Colin Wilson makes a difficult confession following the death of Jimmy Hayes.
Wilson is speaking out.
The story surrounding the tragic passing of former National Hockey League player Jimmy Hayes has had a profound impact on the hockey community as a whole. His death came as a complete and utter shock to most and perhaps more importantly it has helped shine a light on some of the very real problems that professional hockey players, and professional athletes in general, can encounter during their careers.
Perhaps no one was more affected by his passing however than those who can relate to the situation that Hayes was in, one where he was fighting a constant battle against addiction. On Monday morning former NHL player Colin Wilson revealed that he is not so different from Hayes.
"The truth is, I was an addict," admitted Wilson in The Players Tribune.

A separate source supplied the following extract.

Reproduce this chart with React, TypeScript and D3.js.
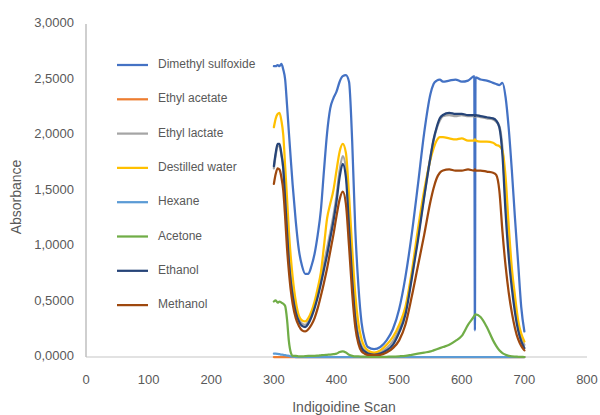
import React from "react";
import * as d3 from "d3";

const wavelengths = [300,303,306,309,312,315,318,321,324,327,330,335,340,345,350,355,360,365,370,375,380,385,390,395,400,405,410,415,420,425,430,435,440,445,450,460,470,480,490,500,510,520,530,540,550,555,560,565,570,580,590,600,610,620,621,622,630,640,650,655,660,665,670,675,680,685,690,695,700];

const dimethylSulfoxide = [2.62,2.62,2.63,2.62,2.64,2.59,2.50,2.27,2.02,1.78,1.55,1.22,0.96,0.82,0.75,0.75,0.82,0.93,1.10,1.32,1.68,2.02,2.24,2.33,2.39,2.48,2.53,2.54,2.48,1.95,1.15,0.64,0.31,0.16,0.09,0.07,0.09,0.15,0.25,0.43,0.72,1.10,1.55,2.02,2.37,2.46,2.49,2.50,2.48,2.49,2.50,2.48,2.49,2.53,0.24,2.52,2.50,2.49,2.47,2.46,2.45,2.47,2.34,2.06,1.68,1.25,0.85,0.45,0.23];
const ethylAcetate = wavelengths.map(() => 0);
const ethylLactate = [1.70,1.82,1.90,1.90,1.82,1.70,1.44,1.16,0.90,0.71,0.58,0.43,0.34,0.30,0.29,0.32,0.38,0.46,0.57,0.70,0.84,0.98,1.12,1.27,1.45,1.68,1.81,1.70,1.25,0.78,0.40,0.19,0.10,0.06,0.04,0.03,0.04,0.08,0.14,0.25,0.42,0.72,1.08,1.45,1.80,1.95,2.06,2.13,2.17,2.18,2.17,2.18,2.17,2.17,2.16,2.17,2.16,2.15,2.14,2.12,2.08,1.88,1.40,0.98,0.68,0.45,0.28,0.17,0.11];
const destilledWater = [2.07,2.15,2.19,2.20,2.13,2.00,1.72,1.43,1.13,0.90,0.72,0.50,0.37,0.33,0.32,0.35,0.41,0.50,0.62,0.76,1.00,1.25,1.38,1.50,1.68,1.85,1.92,1.84,1.46,0.98,0.56,0.30,0.16,0.09,0.06,0.04,0.06,0.11,0.18,0.29,0.45,0.76,1.15,1.50,1.78,1.88,1.95,1.98,1.98,1.97,1.96,1.97,1.95,1.95,1.96,1.95,1.94,1.94,1.93,1.91,1.90,1.86,1.62,1.18,0.80,0.55,0.33,0.21,0.14];
const hexane = [0.03,0.03,0.028,0.025,0.022,0.02,0.017,0.013,0.01,0.006,0.003,0,0,0,0,0,0,0,0,0,0,0,0,0,0,0,0,0,0,0,0,0,0,0,0,0,0,0,0,0,0,0,0,0,0,0,0,0,0,0,0,0,0,0,0,0,0,0,0,0,0,0,0,0,0,0,0,0,0];
const acetone = [0.50,0.51,0.49,0.50,0.49,0.48,0.46,0.34,0.14,0.04,0.01,0.01,0.005,0.005,0.008,0.01,0.01,0.01,0.012,0.015,0.018,0.02,0.022,0.025,0.03,0.045,0.05,0.04,0.02,0.01,0.005,0.005,0.004,0.003,0.002,0.001,0.001,0.002,0.003,0.006,0.01,0.02,0.03,0.04,0.05,0.06,0.07,0.08,0.09,0.11,0.145,0.19,0.29,0.37,0.38,0.385,0.36,0.27,0.15,0.10,0.06,0.035,0.02,0.01,0.005,0.003,0.002,0.001,0];
const ethanol = [1.72,1.84,1.92,1.92,1.83,1.70,1.42,1.13,0.86,0.68,0.55,0.40,0.32,0.28,0.27,0.30,0.36,0.44,0.54,0.66,0.79,0.92,1.07,1.22,1.40,1.62,1.74,1.62,1.17,0.70,0.34,0.16,0.08,0.05,0.03,0.02,0.03,0.06,0.11,0.22,0.38,0.70,1.05,1.44,1.80,1.96,2.07,2.15,2.18,2.20,2.19,2.19,2.18,2.18,2.17,2.18,2.17,2.16,2.15,2.13,2.07,1.82,1.30,0.90,0.62,0.40,0.24,0.14,0.08];
const methanol = [1.56,1.65,1.70,1.69,1.62,1.50,1.26,0.98,0.77,0.60,0.48,0.35,0.28,0.24,0.23,0.25,0.29,0.35,0.44,0.55,0.67,0.80,0.95,1.10,1.27,1.42,1.49,1.38,1.00,0.58,0.27,0.12,0.05,0.03,0.02,0.02,0.02,0.04,0.08,0.15,0.29,0.54,0.82,1.10,1.40,1.52,1.61,1.66,1.68,1.69,1.68,1.68,1.69,1.68,1.69,1.68,1.68,1.67,1.66,1.64,1.50,1.13,0.82,0.58,0.40,0.26,0.16,0.10,0.06];

const seriesNames = ["Dimethyl sulfoxide","Ethyl acetate","Ethyl lactate","Destilled water","Hexane","Acetone","Ethanol","Methanol"];
const seriesValues = [dimethylSulfoxide, ethylAcetate, ethylLactate, destilledWater, hexane, acetone, ethanol, methanol];
const seriesColors = ["#4472C4","#ED7D31","#A5A5A5","#FFC000","#5B9BD5","#70AD47","#264478","#9E480E"];

const xTicks = [0,100,200,300,400,500,600,700,800];
const yTicks = [0,0.5,1,1.5,2,2.5,3];

const W = 600, H = 415;
const FONT = "'Liberation Sans', Arial, sans-serif";

export default function App() {
  const x = d3.scaleLinear().domain([0, 800]).range([86, 587]);
  const y = d3.scaleLinear().domain([0, 3]).range([357, 24]);
  const line = d3.line<number>()
    .x((_, i) => x(wavelengths[i]))
    .y((d) => y(d))
    .curve(d3.curveMonotoneX);
  const fmt = (v: number) => d3.format(".4f")(v).replace(".", ",");
  const legendY0 = 65, legendStep = 34.3;

  return (
    <svg width={W} height={H} style={{ position: "absolute", left: 0, top: 0, background: "#fff" }}>
      <rect x={0} y={0} width={W} height={H} fill="#fff" />
      {/* axes */}
      <line x1={x(0)} x2={x(800)} y1={y(0)} y2={y(0)} stroke="#D9D9D9" strokeWidth={1.5} />
      <line x1={x(0)} x2={x(0)} y1={y(0)} y2={y(3)} stroke="#BFBFBF" strokeWidth={1.5} />
      {yTicks.map((t) => (
        <text key={"y" + t} x={74} y={y(t)} textAnchor="end" dominantBaseline="middle"
          fontFamily={FONT} fontSize={13} fill="#595959">{fmt(t)}</text>
      ))}
      {xTicks.map((t) => (
        <text key={"x" + t} x={x(t)} y={384} textAnchor="middle"
          fontFamily={FONT} fontSize={13} fill="#595959">{t}</text>
      ))}
      <text x={344} y={412} textAnchor="middle" fontFamily={FONT} fontSize={14} fill="#595959">Indigoidine Scan</text>
      <text transform={`translate(21,197) rotate(-90)`} textAnchor="middle" fontFamily={FONT} fontSize={14} fill="#595959">Absorbance</text>
      {/* series */}
      {seriesValues.map((vals, i) => (
        <path key={seriesNames[i]} d={line(vals) || ""} fill="none" stroke={seriesColors[i]}
          strokeWidth={2.25} strokeLinejoin="round" strokeLinecap="round" />
      ))}
      {/* legend */}
      {seriesNames.map((n, i) => (
        <g key={"lg" + n} transform={`translate(0,${legendY0 + i * legendStep})`}>
          <line x1={117} x2={148} y1={0} y2={0} stroke={seriesColors[i]} strokeWidth={2.25} />
          <text x={158} y={0} dominantBaseline="middle" fontFamily={FONT} fontSize={12} fill="#595959">{n}</text>
        </g>
      ))}
    </svg>
  );
}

The former first round pick of the Nashville Predators revealed that he felt the need to come clean about his own demons after seeing Jimmy's wife and father come forward to share the details surrounding Jimmy's passing. The motivation behind that revelation was to help others who might find themselves in a similar situation to the one Jimmy was in, and it would appear as though their bravery has inspired Wilson to do the same.
"I texted his dad and his wife, Kristen, the morning that article came out, and I let them know how powerful it was — how brave they were to share what they did. I’ve known Jimmy since I was 16, and he was a great, great person. Everyone cared about him so much. I can’t speak highly enough of the Hayes family. They are all great people. And I know they want to help, just like I do. Because we’re in the middle of a massive opioid and mental health crisis. Those two things are inherently connected. And I believe the first step toward change is honesty and vulnerability."
Wilson details how his drug use began as something very common, the regular use of Ambien to help him sleep at night. At 20 years old Wilson says the pill became a crutch in his life, leaving him in a place mentally where he could not sleep without it. Things got so bad in fact that Wilson believed his career depended on the pill.
That would eventually lead to harder drug use for Wilson, something that he says was prevalent wherever he went. Wilson admits that not many are willing to broach this subject, but goes on to say that he feels it must be talked about.
"Look, if I’m going to do this…. This is where I need to be honest.
I feel like people don’t want to have this conversation.
But, man — to me?
This is the conversation.
When I used to go out, it felt like there was cocaine everywhere.
It seemed like when I was out for the night in NYC or L.A. or Vegas, somebody always had cocaine."
The use of cocaine was not a regular thing for Wilson at first, with the former NHL player saying he would only use it very few times a year, but that eventually progressed into something significantly worse. Wilson became so addicted to the feeling he would get from being high that he would use other drugs to avoid the inevitable comedown from cocaine. Things got so bad at one point for Wilson that he feared at times he would not wake up the next morning, even going so far as to write a note in his journal one night in case he did not wake up.
"I just ... I was just an addict. I was in the NHL. I was scoring goals. Playing in a Cup final. Living a dream. But I was an addict. And I didn’t even know I had a problem. I only party every couple weeks, I’d tell myself. I’d go weeks without doing anything, then I’d start back up and I’d get afraid of who I’d become when it got dark — when my mind needed peace. It was a slow process. It was insidious. But at some point I crossed this invisible line where I couldn’t find the off switch anymore. I couldn’t curb the feeling of wanting to be high."
The scariest part of that story by far is that Wilson admits he has no memory of writing in his journal whatsoever, and unsurprisingly it now pains him to think of the state of mind he must have been in that moment.
Wilson isn't writing his story today in search of pity for himself or for any other addict, but rather because he wants to shine a light on an ever growing problem in our society and in our sport. Wilson knows full well that there may be players going through a similar situation right now, and there may very well be players who will go through it again in the future. He is speaking out today in the hope that those players won't be ostracized by their communities and will have an easier time having these hard conversations in the future.
It's an incredibly brave gesture on the part of Wilson, who no longer plays in the NHL and who by no means was obligated to put himself out there like this, one that I'm sure his friend Jimmy Hayes would be very proud of.